Capital Economics released an update concerning Saudi Arabia’s public debt burden and its potential trajectories based on varying oil price scenarios. The report highlighted the Kingdom (TADAWUL:4280)’s significant reliance on hard currency debt issuances in recent years, which has been used to finance budget deficits following the oil price collapse between 2014 and 2016.

Saudi Arabia’s government debt-to-GDP ratio surged from under 2% in 2014 to 31% by 2020, and while the ratio has since stabilized, the Kingdom remains the largest international dollar bond issuer among emerging markets since the beginning of 2022.

Despite a current debt-to-GDP ratio of 29.6%, which is considerably lower than the emerging market average of around 70%, Capital Economics warns of potential increases in the debt ratio if oil prices decline more than the Saudi government’s projections.

The 2025 Budget from Saudi Arabia indicates that budget deficits will persist, with domestic and international debt issuances as the primary financing method. Earlier this year, the National Debt Management Centre’s 2025 Borrowing Plan was followed by a highly successful $12 billion international bond issuance.

Capital Economics’ analysis includes several scenarios based on different oil price levels. The public debt-to-GDP ratio is projected to decrease only if oil prices remain above $80 per barrel. However, under the firm’s central scenario, where oil prices drop from $80 per barrel today to $55 per barrel by 2027-2030, the Saudi public debt-to-GDP ratio could climb to 50% by 2030 and 60% by 2033, shifting the country’s sovereign risk from low to moderate.

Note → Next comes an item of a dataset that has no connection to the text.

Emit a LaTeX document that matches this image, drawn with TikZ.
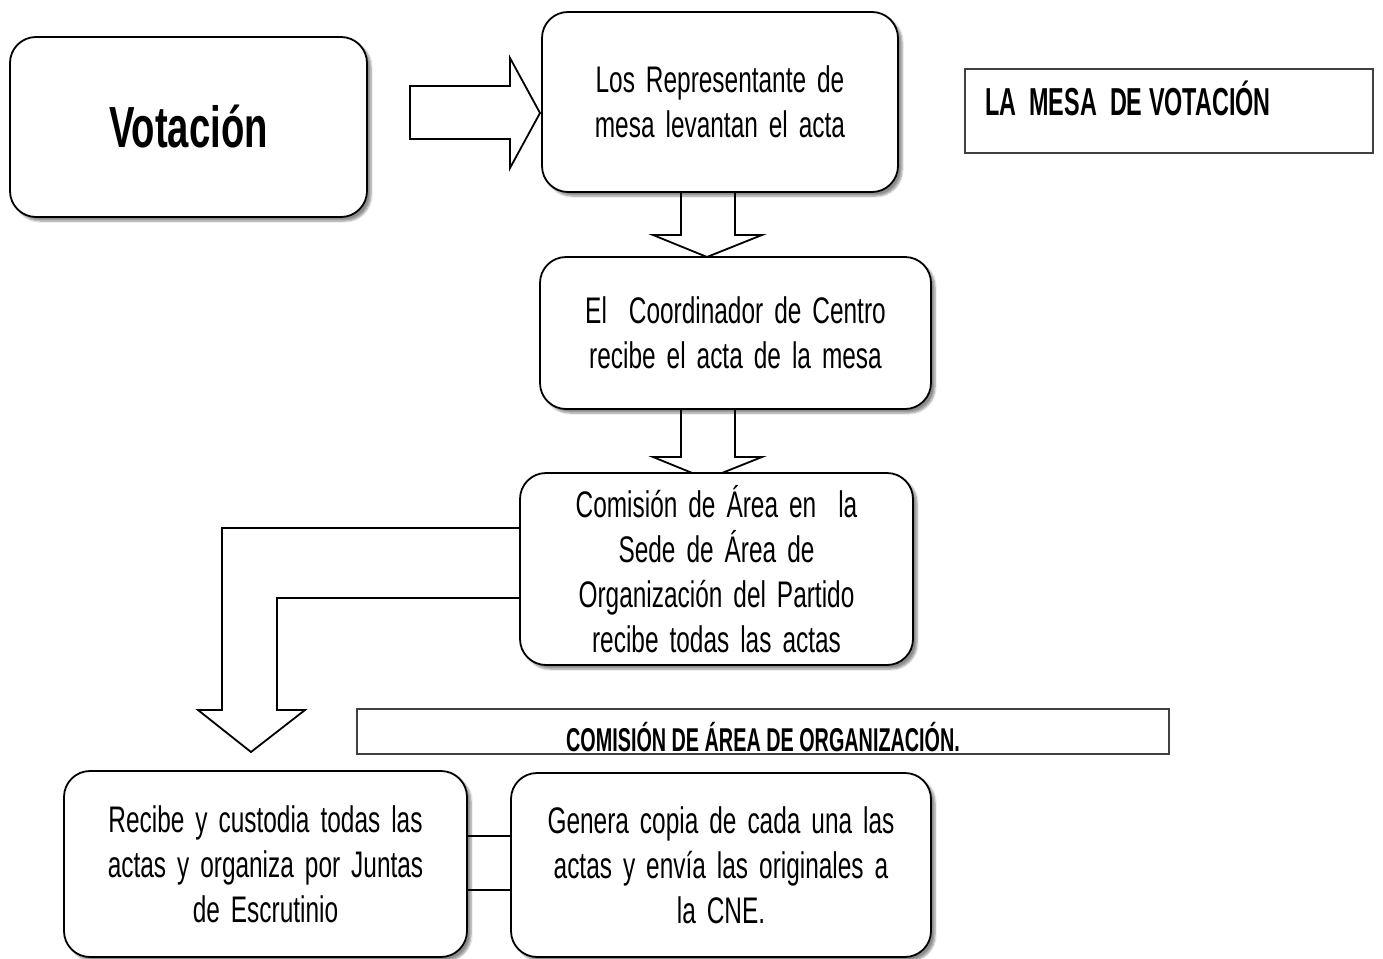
\documentclass[tikz,border=0pt]{standalone}
\usepackage{fontspec}
\setmainfont[FakeStretch=0.66]{Liberation Sans}
\newfontfamily\hdfont[FakeStretch=0.6]{Liberation Sans}
\newfontfamily\votfont[FakeStretch=0.66]{Liberation Sans}
\newcommand\mywidesp{\spaceskip=11pt plus 2pt\relax}
\usetikzlibrary{shadows.blur,calc}
\begin{document}
\begin{tikzpicture}[x=1pt,y=-1pt,
  flowbox/.style={draw=black, line width=1.8pt, rounded corners=26pt, fill=white,
    blur shadow={shadow xshift=4pt, shadow yshift=-4pt, shadow blur steps=6, shadow opacity=45},
    align=center, font=\fontsize{37}{45}\selectfont\mywidesp, inner sep=0pt},
  labelbox/.style={draw=black!75, line width=1.1pt, fill=white},
  blockarrow/.style={draw=black, line width=1.8pt, line join=miter},
  link/.style={draw=black, line width=1.8pt}]
\useasboundingbox (0,0) rectangle (1383,958);

% block arrows (drawn first, boxes cover their tips)
\draw[blockarrow] (410,86) -- (510,86) -- (510,58) -- (540,113) -- (510,168) -- (510,139) -- (410,139) -- cycle;
\draw[blockarrow] (681,192) -- (681,235) -- (653,235) -- (707,257) -- (762,235) -- (735,235) -- (735,192);
\draw[blockarrow] (681,409) -- (681,457) -- (653,457) -- (707,479) -- (762,457) -- (735,457) -- (735,409);
\draw[blockarrow] (520,528) -- (222,528) -- (222,710) -- (198,710) -- (251,752) -- (305,710) -- (277,710) -- (277,598) -- (520,598);

\node[flowbox, minimum width=357pt, minimum height=180pt] (vot) at (188.5,127)
  {\votfont\bfseries\fontsize{58}{60}\selectfont Votación};
\node[flowbox, minimum width=356pt, minimum height=180pt] (b1) at (720,102)
  {Los Representante de\\mesa levantan el acta};
\node[flowbox, minimum width=391pt, minimum height=152pt] (b2) at (735.5,333)
  {El \ Coordinador de Centro\\recibe el acta de la mesa};
\node[flowbox, minimum width=393pt, minimum height=192pt] (b3) at (716.5,569)
  {Comisión de Área en \ la\\Sede de Área de\\Organización del Partido\\recibe todas las actas};
\node[flowbox, minimum width=403pt, minimum height=186pt] (b4) at (265.5,864)
  {Recibe y custodia todas las\\actas y organiza por Juntas\\de Escrutinio};
\node[flowbox, minimum width=420pt, minimum height=184pt] (b5) at (721,865)
  {Genera copia de cada una las\\actas y envía las originales a\\la CNE.};

\node[labelbox, minimum width=408pt, minimum height=84pt] (mesa) at (1169,111) {};
\node[anchor=base west, inner sep=0pt, font=\hdfont\bfseries\fontsize{39}{44}\selectfont] (mesat) at (985,115) {LA \ MESA \ DE VOTACIÓN};
\node[labelbox, minimum width=812pt, minimum height=45pt] (com) at (763,731.5) {};
\node[anchor=base, inner sep=0pt, font=\hdfont\bfseries\fontsize{33}{36}\selectfont] (comt) at (763,751) {COMISIÓN DE ÁREA DE ORGANIZACIÓN.};

\coordinate (ya) at (0,836);
\coordinate (yb) at (0,890);
\draw[link] (b4.east |- ya) -- (b5.west |- ya);
\draw[link] (b4.east |- yb) -- (b5.west |- yb);
\end{tikzpicture}
\end{document}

A more severe scenario, with oil prices falling to $40 per barrel without other changes, could see the public debt-to-GDP ratio nearly double to almost 90% by 2030. Nonetheless, if Saudi Arabia increases oil production to 12.0 million barrels per day, which is 35% higher than current levels, and if oil prices were at $40 per barrel, the debt ratio would approach 80% by the end of the decade.